### GIVEN INSTRUCTION
Copy out exactly the lines spanning the line with "What seaborn and" to the line with "615, 572, 523]", inclusive, from the data underneath, with no pictures.
# # # # # # #
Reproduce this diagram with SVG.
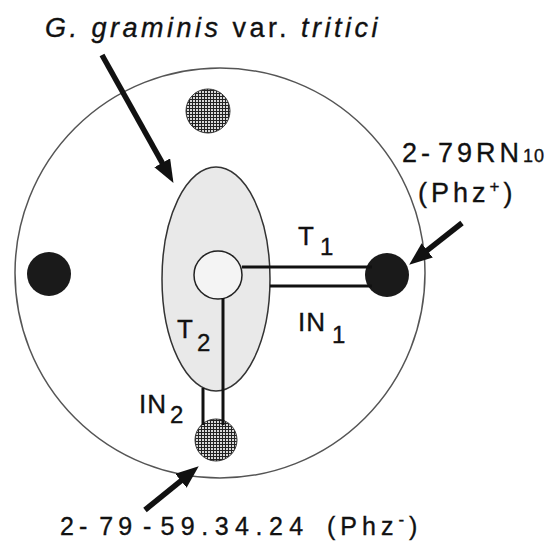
<svg xmlns="http://www.w3.org/2000/svg" width="553" height="549" viewBox="0 0 553 549">
<style>
text{font-family:"Liberation Sans",Arial,sans-serif;fill:#111;stroke:#111;stroke-width:0.35px;}
.lbl{font-size:26px;letter-spacing:1px;}
.sub{font-size:24px;}
.conn{stroke:#111;stroke-width:3;fill:none;}
.arrow{stroke:#111;stroke-width:5.5;fill:none;}
</style>
<defs>
<pattern id="hatch" width="3" height="3" patternUnits="userSpaceOnUse">
<rect width="3" height="3" fill="#d8d8d8"/>
<path d="M0,0.5H3M0.5,0V3" stroke="#222" stroke-width="1"/>
</pattern>
<marker id="ah" markerUnits="userSpaceOnUse" markerWidth="26" markerHeight="20" refX="4" refY="9" orient="auto">
<path d="M0,0 L23,9 L0,18 z" fill="#111"/>
</marker>
</defs>
<rect width="553" height="549" fill="#fff"/>
<g id="plate"><circle cx="220" cy="273" r="205" fill="none" stroke="#555" stroke-width="1.5"/></g>
<g id="fungus"><ellipse cx="216" cy="279" rx="54" ry="112" fill="#e9e9e9" stroke="#333" stroke-width="1.5"/></g>
<g id="center"><circle cx="218" cy="275" r="24" fill="#f4f4f4" stroke="#222" stroke-width="1.5"/></g>
<g id="top-hatched"><circle cx="208" cy="111" r="22" fill="url(#hatch)" stroke="#333" stroke-width="1"/></g>
<g id="left-black"><circle cx="49" cy="274" r="22" fill="#1a1a1a"/></g>
<g id="right-black"><circle cx="387" cy="275" r="22" fill="#1a1a1a"/></g>
<g id="bottom-hatched"><circle cx="216" cy="440" r="21" fill="url(#hatch)" stroke="#333" stroke-width="1"/></g>
<g id="connectors">
<line class="conn" x1="242" y1="267" x2="372" y2="267"/>
<line class="conn" x1="270" y1="286" x2="372" y2="286"/>
<line class="conn" x1="223" y1="298" x2="223" y2="425"/>
<line class="conn" x1="203" y1="388" x2="203" y2="425"/>
<line class="arrow" x1="102" y1="55" x2="164.2" y2="166.3" marker-end="url(#ah)"/>
<line class="arrow" x1="462" y1="223" x2="424.1" y2="252.9" marker-end="url(#ah)"/>
<line class="arrow" x1="145" y1="510" x2="184" y2="478.3" marker-end="url(#ah)"/>
</g>
<g id="labels">
<text x="45" y="37" style="font-size:27px;letter-spacing:3.5px"><tspan font-style="italic">G. graminis</tspan> var. <tspan font-style="italic">tritici</tspan></text>
<text x="402" y="162" style="font-size:27px;letter-spacing:4px">2-<tspan dx="4">79RN</tspan><tspan style="font-size:18px;letter-spacing:1px">10</tspan></text>
<text x="418" y="202" style="font-size:27px;letter-spacing:4px">(Phz<tspan style="font-size:17px" dy="-10">+</tspan><tspan dy="10">)</tspan></text>
<text x="298" y="245" class="lbl">T<tspan class="sub" dx="5" dy="10">1</tspan></text>
<text x="298" y="331" class="lbl">IN<tspan class="sub" dx="6" dy="12">1</tspan></text>
<text x="177" y="338" class="lbl">T<tspan class="sub" dx="3" dy="13">2</tspan></text>
<text x="139" y="413" class="lbl">IN<tspan class="sub" dx="3" dy="10">2</tspan></text>
<text x="60" y="535" style="font-size:25px;letter-spacing:5px">2-<tspan dx="7">79</tspan><tspan dx="6">-</tspan><tspan dx="4" style="letter-spacing:6.5px">59.34.24</tspan><tspan x="327">(Phz</tspan><tspan style="font-size:17px" dy="-10">-</tspan><tspan dy="10">)</tspan></text>
</g>
</svg>
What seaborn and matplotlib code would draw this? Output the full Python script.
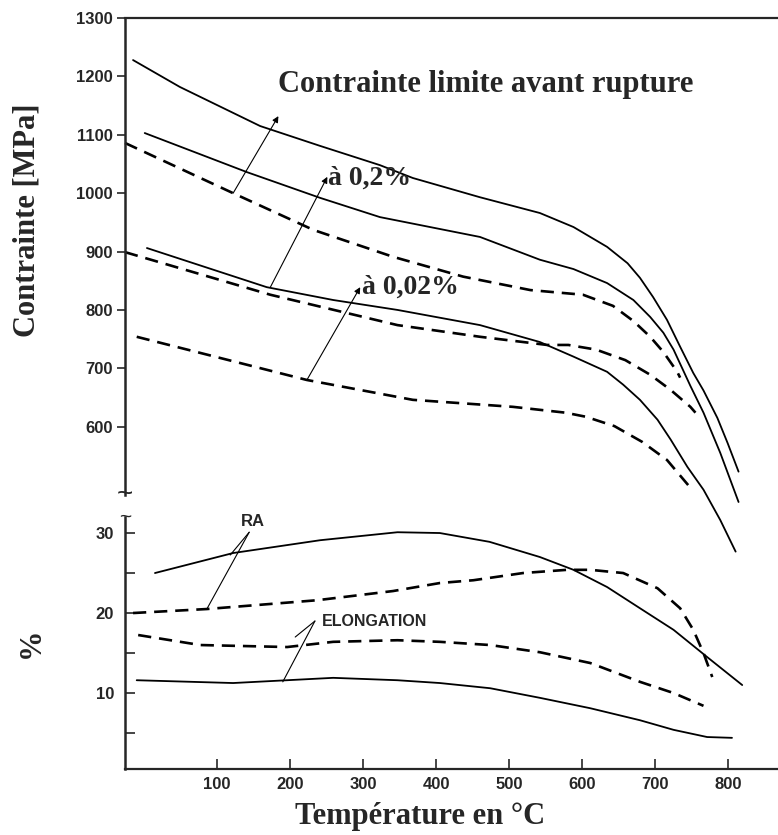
import seaborn as sns
import matplotlib.pyplot as plt

# ---- valeurs (T en °C) ----

# contraintes [MPa]
t_rupture = [-15, 49, 159, 241, 323, 368, 460, 542, 588, 634, 662, 679, 697, 716, 734, 752, 766, 785, 799, 814]
s_rupture = [1228, 1182, 1115, 1081, 1048, 1026, 993, 966, 942, 908, 880, 855, 822, 783, 737, 692, 662, 615, 572, 523]

t_02_a = [1, 141, 241, 323, 460, 542, 588, 634, 670, 693, 711, 725, 738, 748, 766, 789, 814]
s_02_a = [1103, 1036, 992, 959, 925, 886, 870, 846, 817, 788, 761, 732, 697, 670, 624, 555, 471]

t_02_b = [-26, 122, 232, 341, 437, 529, 601, 642, 670, 693, 711, 730, 734]
s_02_b = [1086, 1000, 937, 891, 857, 834, 826, 807, 781, 754, 728, 694, 684]

t_002_a = [4, 168, 259, 347, 460, 542, 588, 634, 656, 679, 703, 721, 744, 766, 789, 810]
s_002_a = [906, 839, 817, 800, 774, 745, 720, 694, 672, 646, 612, 578, 531, 492, 440, 386]

t_002_b = [-26, 173, 347, 460, 552, 581, 619, 659, 693, 721, 748, 755]
s_002_b = [899, 826, 774, 754, 740, 740, 732, 714, 689, 663, 634, 624]

t_002_c = [-10, 223, 368, 505, 577, 605, 644, 682, 716, 745]
s_002_c = [754, 680, 646, 634, 624, 617, 601, 574, 543, 500]

# pourcentages
t_ra_a = [15, 122, 241, 347, 405, 473, 542, 588, 634, 679, 725, 771, 819]
p_ra_a = [25, 27.5, 29.1, 30.1, 30, 28.9, 27, 25.4, 23.25, 20.6, 17.9, 14.5, 11]

t_ra_b = [-15, 86, 237, 341, 405, 451, 519, 579, 611, 656, 703, 734, 752, 766, 778]
p_ra_b = [20, 20.5, 21.6, 22.75, 23.75, 24.1, 25, 25.4, 25.4, 25, 23.1, 20.6, 17.9, 15, 12]

t_el_b = [-8, 77, 196, 259, 347, 405, 474, 542, 611, 679, 725, 766]
p_el_b = [17.25, 16, 15.75, 16.4, 16.6, 16.4, 16, 15.1, 13.75, 11.4, 10, 8.4]

t_el_a = [-10, 122, 259, 347, 405, 474, 542, 611, 679, 725, 771, 805]
p_el_a = [11.6, 11.25, 11.9, 11.6, 11.25, 10.6, 9.4, 8.1, 6.6, 5.4, 4.5, 4.4]

x_ticks = [100, 200, 300, 400, 500, 600, 700, 800]
s_ticks = [600, 700, 800, 900, 1000, 1100, 1200, 1300]
p_ticks = [10, 20, 30]
p_minor = [5, 15, 25]

sns.set_style('ticks')
plt.rcParams['font.family'] = ['Liberation Sans', 'DejaVu Sans']

fig = plt.figure(figsize=(7.78, 8.35), dpi=100)
ax_top = fig.add_axes([0.1607, 0.4072, 0.8393, 0.5712])
ax_bot = fig.add_axes([0.1607, 0.0790, 0.8393, 0.3018])
ax_top.set_zorder(2)
ax_top.patch.set_alpha(0)
ax_bot.patch.set_alpha(0)

plein = dict(color='black', lw=1.3, clip_on=False)
tirets = dict(color='black', lw=1.9, ls=(0, (5, 3)), clip_on=False)

# courbes de contrainte
sns.lineplot(x=t_rupture, y=s_rupture, ax=ax_top, **plein)
sns.lineplot(x=t_02_a, y=s_02_a, ax=ax_top, **plein)
sns.lineplot(x=t_02_b, y=s_02_b, ax=ax_top, **tirets)
sns.lineplot(x=t_002_a, y=s_002_a, ax=ax_top, **plein)
sns.lineplot(x=t_002_b, y=s_002_b, ax=ax_top, **tirets)
sns.lineplot(x=t_002_c, y=s_002_c, ax=ax_top, **tirets)

# courbes en %
sns.lineplot(x=t_ra_a, y=p_ra_a, ax=ax_bot, **plein)
sns.lineplot(x=t_ra_b, y=p_ra_b, ax=ax_bot, **tirets)
sns.lineplot(x=t_el_b, y=p_el_b, ax=ax_bot, **tirets)
sns.lineplot(x=t_el_a, y=p_el_a, ax=ax_bot, **plein)

# axes
for ax in (ax_top, ax_bot):
    ax.set_xlim(-26, 868)
    ax.set_xlabel('')
    ax.set_ylabel('')
    ax.spines['right'].set_visible(False)
    ax.spines['left'].set_linewidth(1.8)

ax_top.set_ylim(483, 1300)
ax_top.spines['bottom'].set_visible(False)
ax_top.spines['top'].set_linewidth(1.6)
ax_top.set_xticks([])
ax_top.set_yticks(s_ticks)
ax_top.tick_params(axis='y', direction='out', length=6, width=1.2, pad=3, labelsize=12)

ax_bot.set_ylim(0.5, 32)
ax_bot.spines['top'].set_visible(False)
ax_bot.spines['bottom'].set_linewidth(1.6)
ax_bot.set_yticks(p_ticks)
ax_bot.set_yticks(p_minor, minor=True)
ax_bot.set_xticks(x_ticks)
ax_bot.tick_params(axis='y', which='both', direction='in', length=7, width=1.2, pad=8, labelsize=12)
ax_bot.tick_params(axis='x', direction='in', length=7, width=1.2, pad=6, labelsize=12)

for lab in ax_top.get_yticklabels() + ax_bot.get_yticklabels() + ax_bot.get_xticklabels():
    lab.set_fontweight('bold')

# coupure de l'axe
ax_top.text(0, 0, '~', transform=ax_top.transAxes, ha='center', va='center', fontsize=20)
ax_bot.text(0, 1, '~', transform=ax_bot.transAxes, ha='center', va='center', fontsize=15)

# annotations
serif = ['Liberation Serif', 'DejaVu Serif']
fleche = dict(arrowstyle='-|>', color='black', lw=0.8, mutation_scale=9, shrinkA=0, shrinkB=0)
ax_top.annotate('', xy=(184, 1132), xytext=(122, 1000), arrowprops=fleche)
ax_top.annotate('', xy=(251, 1028), xytext=(173, 839), arrowprops=fleche)
ax_top.annotate('', xy=(296, 839), xytext=(223, 680), arrowprops=fleche)
ax_top.text(184, 1187, 'Contrainte limite avant rupture', family=serif, weight='bold',
            fontsize=22, ha='left', va='center')
ax_top.text(252, 1026, 'à 0,2%', family=serif, weight='bold', fontsize=20, ha='left', va='center')
ax_top.text(299, 839, 'à 0,02%', family=serif, weight='bold', fontsize=20, ha='left', va='center')

trait = dict(arrowstyle='-', color='black', lw=0.8, shrinkA=0, shrinkB=0)
ax_bot.text(149, 31.4, 'RA', fontsize=12, weight='bold', ha='center', va='center')
ax_bot.annotate('', xy=(118, 27.25), xytext=(144, 30.1), arrowprops=trait)
ax_bot.annotate('', xy=(86, 20.5), xytext=(144, 30.1), arrowprops=trait)
ax_bot.text(244, 18.9, 'ELONGATION', fontsize=11.5, weight='bold', ha='left', va='center')
ax_bot.annotate('', xy=(207, 17), xytext=(234, 19), arrowprops=trait)
ax_bot.annotate('', xy=(190, 11.4), xytext=(234, 19), arrowprops=trait)

fig.text(0.0347, 0.7365, 'Contrainte [MPa]', family=serif, weight='bold', fontsize=22,
         rotation=90, ha='center', va='center')
fig.text(0.04, 0.23, '%', family=serif, weight='bold', fontsize=22,
         rotation=90, ha='center', va='center')
fig.text(0.54, 0.0216, 'Température en °C', family=serif, weight='bold', fontsize=22,
         ha='center', va='center')

fig.savefig('out.png', dpi=100)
# # # # # # #
### THE ANSWER
What seaborn and matplotlib code would draw this? Output the full Python script.
import seaborn as sns
import matplotlib.pyplot as plt

# ---- valeurs (T en °C) ----

# contraintes [MPa]
t_rupture = [-15, 49, 159, 241, 323, 368, 460, 542, 588, 634, 662, 679, 697, 716, 734, 752, 766, 785, 799, 814]
s_rupture = [1228, 1182, 1115, 1081, 1048, 1026, 993, 966, 942, 908, 880, 855, 822, 783, 737, 692, 662, 615, 572, 523]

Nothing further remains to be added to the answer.